## DESCRIPTION OF THE TASK
Below are some records. Output the lines from the first one through the line that holds "import plotly.graph_objects as go", exactly as written, with no pictures.

## ROWS
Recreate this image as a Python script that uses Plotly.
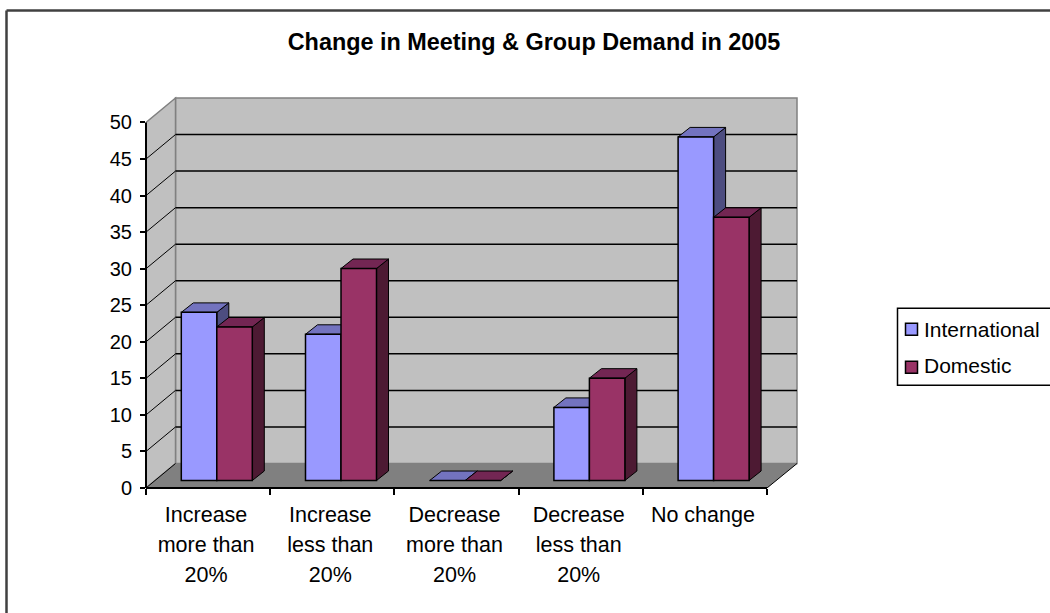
import plotly.graph_objects as go

TITLE = "Change in Meeting & Group Demand in 2005"
CATEGORIES = [
    ["Increase", "more than", "20%"],
    ["Increase", "less than", "20%"],
    ["Decrease", "more than", "20%"],
    ["Decrease", "less than", "20%"],
    ["No change"],
]
INTERNATIONAL = [23, 20, 0, 10, 47]
DOMESTIC = [21, 29, 0, 14, 36]
Y_TICKS = [0, 5, 10, 15, 20, 25, 30, 35, 40, 45, 50]

FONT = "Liberation Sans, Arial, sans-serif"
WIDTH, HEIGHT = 1050, 613
PX_X = 124.2  # pixels per category
PX_Y = 7.32  # pixels per value unit
X0, Y0 = 146, 488.5  # pixel position of the front axis origin
X1, Y1 = 800, 95  # far corner of the plot area


def dx(px):
    return px / PX_X


def dy(px):
    return px / PX_Y


# "paper" in plotly means the plot area, not the page
def px_x(px):
    return (px - X0) / (X1 - X0)


def px_y(px):
    return (Y0 - px) / (Y0 - Y1)


WALL_DX, WALL_DY = dx(29.5), dy(24.5)
BAR_W = dx(35.5)
BAR_DX, BAR_DY = dx(12), dy(9.5)
BAR_SHIFT, BAR_BASE = dx(8.7), dy(7.5)

SERIES = [
    ("International", INTERNATIONAL, "#9999FF", "#7373BF", "#4D4D80", -1),
    ("Domestic", DOMESTIC, "#993366", "#732653", "#4D1A33", 1),
]

fig = go.Figure()
z = 1
for name, values, front, top, side, sign in SERIES:
    side_x, side_y, top_x, top_y, centers = [], [], [], [], []
    for i, v in enumerate(values):
        c = i + 0.5 + BAR_SHIFT + sign * BAR_W / 2
        l, r = c - BAR_W / 2, c + BAR_W / 2
        t = BAR_BASE + v
        centers.append(c)
        side_x += [r, r, r + BAR_DX, r + BAR_DX, r, None]
        side_y += [BAR_BASE, t, t + BAR_DY, BAR_BASE + BAR_DY, BAR_BASE, None]
        top_x += [l, r, r + BAR_DX, l + BAR_DX, l, None]
        top_y += [t, t, t + BAR_DY, t + BAR_DY, t, None]
    for xs, ys, color in [(side_x, side_y, side), (top_x, top_y, top)]:
        fig.add_trace(go.Scatter(
            x=xs, y=ys, mode="lines", fill="toself", fillcolor=color,
            line=dict(color="#000000", width=1), hoverinfo="skip",
            showlegend=False, zorder=z,
        ))
    z += 1
    fig.add_trace(go.Bar(
        x=centers, y=values, base=BAR_BASE, width=BAR_W, name=name,
        marker=dict(color=front, line=dict(color="#000000", width=1.5)),
        showlegend=False, zorder=z,
    ))
    z += 1

n = len(CATEGORIES)
back_r = dx(797 - X0)
shapes = [
    # outer chart border
    dict(type="line", xref="paper", yref="paper", x0=px_x(6.5), x1=px_x(6.5), y0=px_y(10.5), y1=px_y(620),
         line=dict(color="#404040", width=2.5)),
    dict(type="line", xref="paper", yref="paper", x0=px_x(6.5), x1=px_x(1060), y0=px_y(10.5), y1=px_y(10.5),
         line=dict(color="#404040", width=2.5)),
    # walls and floor
    dict(type="path", layer="below", xref="x", yref="y", fillcolor="#C0C0C0", line=dict(color="#808080", width=1.5),
         path=f"M {WALL_DX} {WALL_DY} L {back_r} {WALL_DY} L {back_r} {WALL_DY + 50} L {WALL_DX} {WALL_DY + 50} Z"),
    dict(type="path", layer="below", xref="x", yref="y", fillcolor="#C0C0C0", line=dict(color="#808080", width=1.5),
         path=f"M 0 0 L {WALL_DX} {WALL_DY} L {WALL_DX} {WALL_DY + 50} L 0 50 Z"),
    dict(type="path", layer="below", xref="x", yref="y", fillcolor="#808080", line=dict(width=0),
         path=f"M 0 0 L {n} 0 L {back_r} {WALL_DY} L {WALL_DX} {WALL_DY} Z"),
    dict(type="line", layer="below", xref="x", yref="y", x0=n, x1=back_r, y0=0, y1=WALL_DY,
         line=dict(color="#000000", width=1)),
    dict(type="line", layer="below", xref="x", yref="y", x0=0, x1=WALL_DX, y0=0, y1=WALL_DY,
         line=dict(color="#000000", width=1)),
    # front axis lines, paper on one side so they are not clipped to half width
    dict(type="line", xref="paper", yref="paper", x0=0, x1=0, y0=0, y1=px_y(Y0 - 50 * PX_Y),
         line=dict(color="#000000", width=2)),
    dict(type="line", xref="paper", yref="paper", x0=0, x1=px_x(X0 + n * PX_X), y0=0, y1=0,
         line=dict(color="#000000", width=2)),
    # legend box and swatches
    dict(type="rect", xref="paper", yref="paper", x0=px_x(897.5), x1=px_x(1070), y0=px_y(308.5), y1=px_y(385.5),
         fillcolor="#FFFFFF", line=dict(color="#000000", width=1.5)),
    dict(type="rect", xref="paper", yref="paper", x0=px_x(905.5), x1=px_x(917.5), y0=px_y(323.5), y1=px_y(335.5),
         fillcolor=SERIES[0][2], line=dict(color="#000000", width=1.5)),
    dict(type="rect", xref="paper", yref="paper", x0=px_x(905.5), x1=px_x(917.5), y0=px_y(361.5), y1=px_y(373.5),
         fillcolor=SERIES[1][2], line=dict(color="#000000", width=1.5)),
]
for v in Y_TICKS[1:-1]:
    shapes.append(dict(type="line", layer="below", xref="x", yref="y", x0=WALL_DX, x1=back_r,
                       y0=v + WALL_DY, y1=v + WALL_DY, line=dict(color="#000000", width=1.5)))
    shapes.append(dict(type="line", layer="below", xref="x", yref="y", x0=0, x1=WALL_DX,
                       y0=v, y1=v + WALL_DY, line=dict(color="#000000", width=1)))
fig.update_layout(shapes=shapes)

annotations = [
    dict(text=SERIES[0][0], xref="paper", yref="paper", x=px_x(922), y=px_y(330), xanchor="left", yanchor="middle",
         showarrow=False, font=dict(size=21, color="#000000")),
    dict(text=SERIES[1][0], xref="paper", yref="paper", x=px_x(922), y=px_y(366), xanchor="left", yanchor="middle",
         showarrow=False, font=dict(size=21, color="#000000")),
]

# larger tick font only sets the line pitch, the visible text is sized in the span
tick_text = ["<br>".join(f"<span style='font-size:21.5px'>{w}</span>" for w in lines) for lines in CATEGORIES]

fig.update_layout(
    width=WIDTH,
    height=HEIGHT,
    autosize=False,
    barmode="overlay",
    showlegend=False,
    paper_bgcolor="#FFFFFF",
    plot_bgcolor="rgba(0,0,0,0)",
    font=dict(family=FONT, color="#000000", size=20),
    margin=dict(l=X0, r=WIDTH - X1, t=Y1, b=HEIGHT - Y0, pad=0, autoexpand=False),
    title=dict(text=f"<b>{TITLE}</b>", x=534 / WIDTH, xanchor="center", xref="container",
               y=1 - 42 / HEIGHT, yanchor="middle", yref="container", font=dict(size=23.4, color="#000000")),
    annotations=annotations,
    xaxis=dict(
        range=[0, dx(X1 - X0)], tickmode="array", tickvals=[i + 0.5 - dx(2) for i in range(n)], ticktext=tick_text,
        ticks="", showgrid=False, zeroline=False, showline=False, tickangle=0,
        tickfont=dict(size=23), ticklabelstandoff=10,
        minor=dict(ticks="outside", tick0=0, dtick=1, ticklen=6, tickwidth=2, tickcolor="#000000", showgrid=False),
    ),
    yaxis=dict(
        range=[0, dy(Y0 - Y1)], tickmode="array", tickvals=Y_TICKS, ticks="outside", ticklen=5, tickwidth=2,
        tickcolor="#000000", showgrid=False, zeroline=False, showline=False, tickfont=dict(size=20),
        ticklabelstandoff=4,
    ),
)

fig.write_html("out.html", config=dict(displayModeBar=False), post_script="document.body.style.margin='0';")
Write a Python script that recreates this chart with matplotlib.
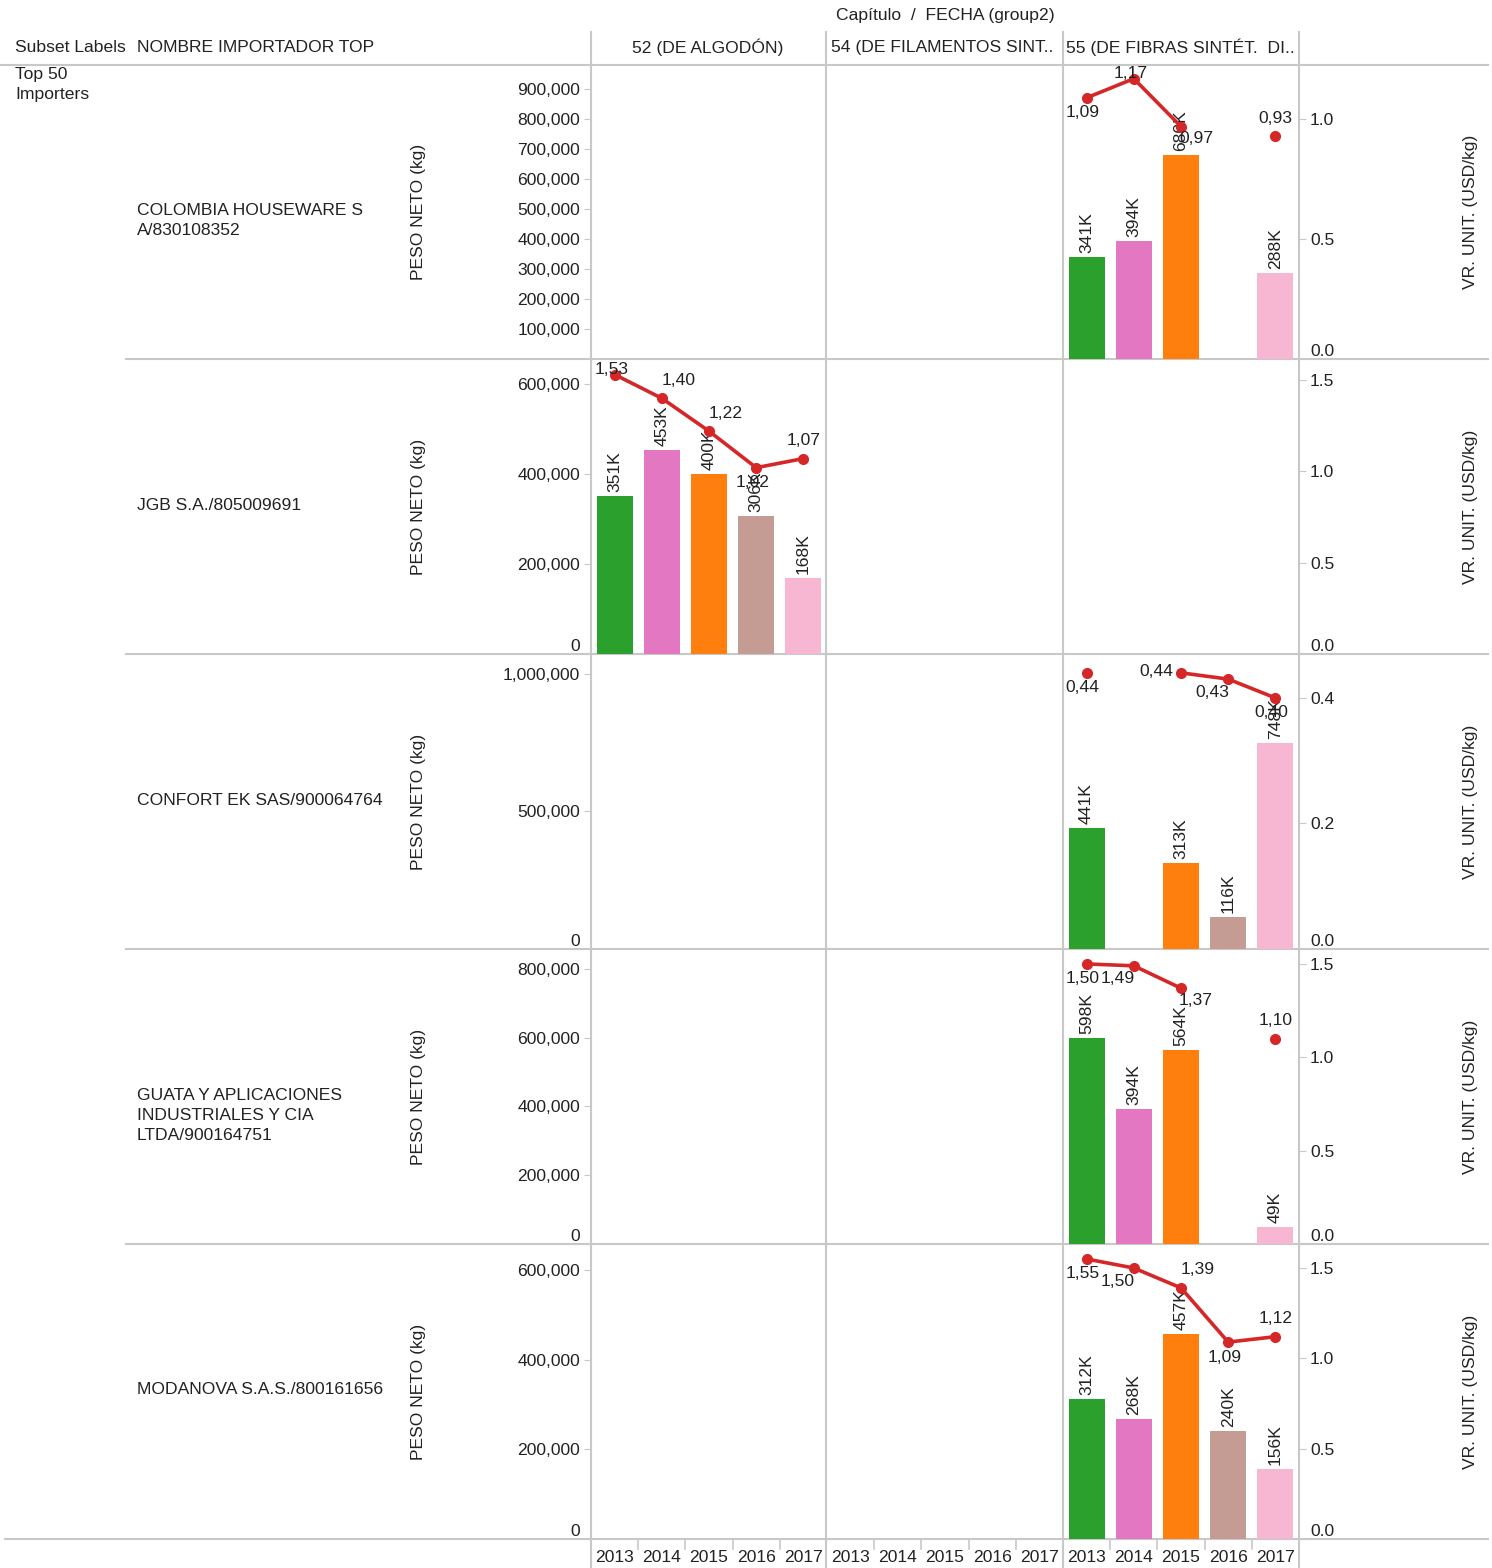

## RESULT OF THE TASK
Recreate this image as a Python script that uses Plotly.
import plotly.graph_objects as go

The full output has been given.